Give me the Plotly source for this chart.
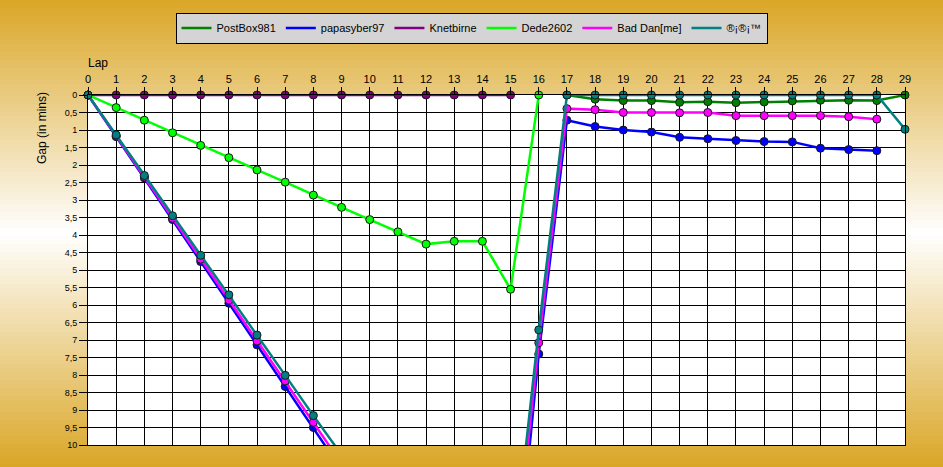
import plotly.graph_objects as go

laps = list(range(0, 30))

postbox981 = [None]*17 + [0, 0.12, 0.16, 0.16, 0.21, 0.19, 0.22, 0.20, 0.17, 0.15, 0.15, 0.16, 0]
papasyber97 = [0, 1.19, 2.37, 3.56, 4.76, 5.95, 7.14, 8.33, 9.50, 10.7, 11.9, 12.9, 13.7, 14.4, 15.0, 15.5, 7.40,
               0.72, 0.90, 1.00, 1.06, 1.21, 1.25, 1.30, 1.33, 1.34, 1.52, 1.56, 1.59, None]
knetbirne = [0]*16 + [None]*14
dede2602 = [0, 0.36, 0.72, 1.08, 1.44, 1.79, 2.14, 2.49, 2.86, 3.21, 3.56, 3.91, 4.26, 4.18, 4.18, 5.55, 0] + [None]*13
baddan = [0, 1.17, 2.34, 3.52, 4.69, 5.86, 7.03, 8.17, 9.35, 10.52, 11.7, 12.5, 13.1, 13.6, 14.1, 14.6, 7.08,
          0.39, 0.42, 0.50, 0.50, 0.51, 0.50, 0.59, 0.59, 0.59, 0.59, 0.62, 0.69, None]
teal_series = [0, 1.14, 2.30, 3.45, 4.58, 5.71, 6.86, 8.01, 9.16, 10.3, 11.4, 12.3, 12.9, 13.4, 13.7, 14.0, 6.71,
               0, 0, 0, 0, 0, 0, 0, 0, 0, 0, 0, 0, 0.98]

series = [
    ("PostBox981", postbox981, "#008000"),
    ("papasyber97", papasyber97, "#0000FF"),
    ("Knetbirne", knetbirne, "#800080"),
    ("Dede2602", dede2602, "#00FF00"),
    ("Bad Dan[me]", baddan, "#FF00FF"),
    ("®¡®¡™", teal_series, "#008080"),
]

FONT = "Liberation Sans, Arial, sans-serif"

fig = go.Figure()
for name, vals, col in series:
    fig.add_trace(go.Scatter(
        x=laps, y=vals, mode="lines+markers", name=name, showlegend=False,
        line=dict(color=col, width=2.5),
        marker=dict(size=8, color=col, line=dict(color="#1a1a1a", width=1)),
        cliponaxis=False, connectgaps=False,
    ))
for name, vals, col in series:
    fig.add_trace(go.Scatter(
        x=[None], y=[None], mode="lines", name=name, showlegend=True,
        line=dict(color=col, width=2.5),
    ))

# geometry in pixels
W, H = 943, 467
L, R, T, B = 88, 38, 95, 22
pw, ph = W - L - R, H - T - B

def px_to_xp(px):
    return (px - L) / pw

def py_to_yp(py):
    return (H - B - py) / ph

gold = (218, 166, 38)
shapes = []
step = 4
for row in range(0, H, step):
    t = (row + step / 2) / H
    w = max(0.0, 1 - abs(t - 0.5) * 2)
    c = tuple(int(round(g * (1 - w) + 255 * w)) for g in gold)
    shapes.append(dict(
        type="rect", xref="paper", yref="paper", layer="below",
        x0=px_to_xp(-2), x1=px_to_xp(W + 2),
        y0=py_to_yp(row + step + 1), y1=py_to_yp(row),
        fillcolor="rgb(%d,%d,%d)" % c, line=dict(width=0),
    ))
shapes.append(dict(type="rect", xref="x", yref="y", layer="below",
                   x0=0, x1=29, y0=0, y1=10, fillcolor="white", line=dict(width=0)))

fig.update_layout(
    width=W, height=H,
    margin=dict(l=L, r=R, t=T, b=B, pad=0),
    paper_bgcolor="rgb(218,166,38)",
    plot_bgcolor="white",
    separators=", ",
    font=dict(family=FONT, color="black"),
    shapes=shapes,
    showlegend=True,
    legend=dict(
        orientation="h", x=px_to_xp(471.5), xanchor="center",
        y=py_to_yp(12.5), yanchor="top",
        bgcolor="#D4D4D4", bordercolor="black", borderwidth=1,
        font=dict(size=11, family=FONT, color="black"),
        itemwidth=30, tracegroupgap=0,
    ),
    annotations=[
        dict(text="Lap", xref="paper", yref="paper", x=px_to_xp(98), y=py_to_yp(63),
             showarrow=False, font=dict(size=12, family=FONT, color="black"),
             xanchor="center", yanchor="middle"),
        dict(text="Gap (in mins)", xref="paper", yref="paper", x=px_to_xp(42), y=py_to_yp(128),
             showarrow=False, textangle=-90, font=dict(size=12, family=FONT, color="black"),
             xanchor="center", yanchor="middle"),
    ],
)

fig.update_xaxes(
    range=[0, 29], side="top", dtick=1, tick0=0,
    showgrid=True, gridcolor="black", gridwidth=1,
    showline=True, linecolor="black", linewidth=1, mirror=True,
    ticks="outside", ticklen=7, tickcolor="black", tickwidth=1,
    tickfont=dict(size=11, family=FONT, color="black"),
    zeroline=False, fixedrange=True,
)
fig.update_yaxes(
    range=[10, 0], dtick=0.5, tick0=0,
    showgrid=True, gridcolor="black", gridwidth=1,
    showline=True, linecolor="black", linewidth=1, mirror=True,
    ticks="outside", ticklen=8, tickcolor="black", tickwidth=1,
    tickfont=dict(size=9, family=FONT, color="black"),
    zeroline=False, fixedrange=True,
)

fig.write_html(
    "out.html",
    config={"displayModeBar": False},
    post_script="document.body.style.margin='0';document.body.style.overflow='hidden';",
)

+++

What to produce —
Only the lines from the top of the data through the line with "laps = list(range(0, 30))" should be quoted, exactly and with both ends kept; skip the pictures.

Written solution —
Give me the Plotly source for this chart.
import plotly.graph_objects as go

laps = list(range(0, 30))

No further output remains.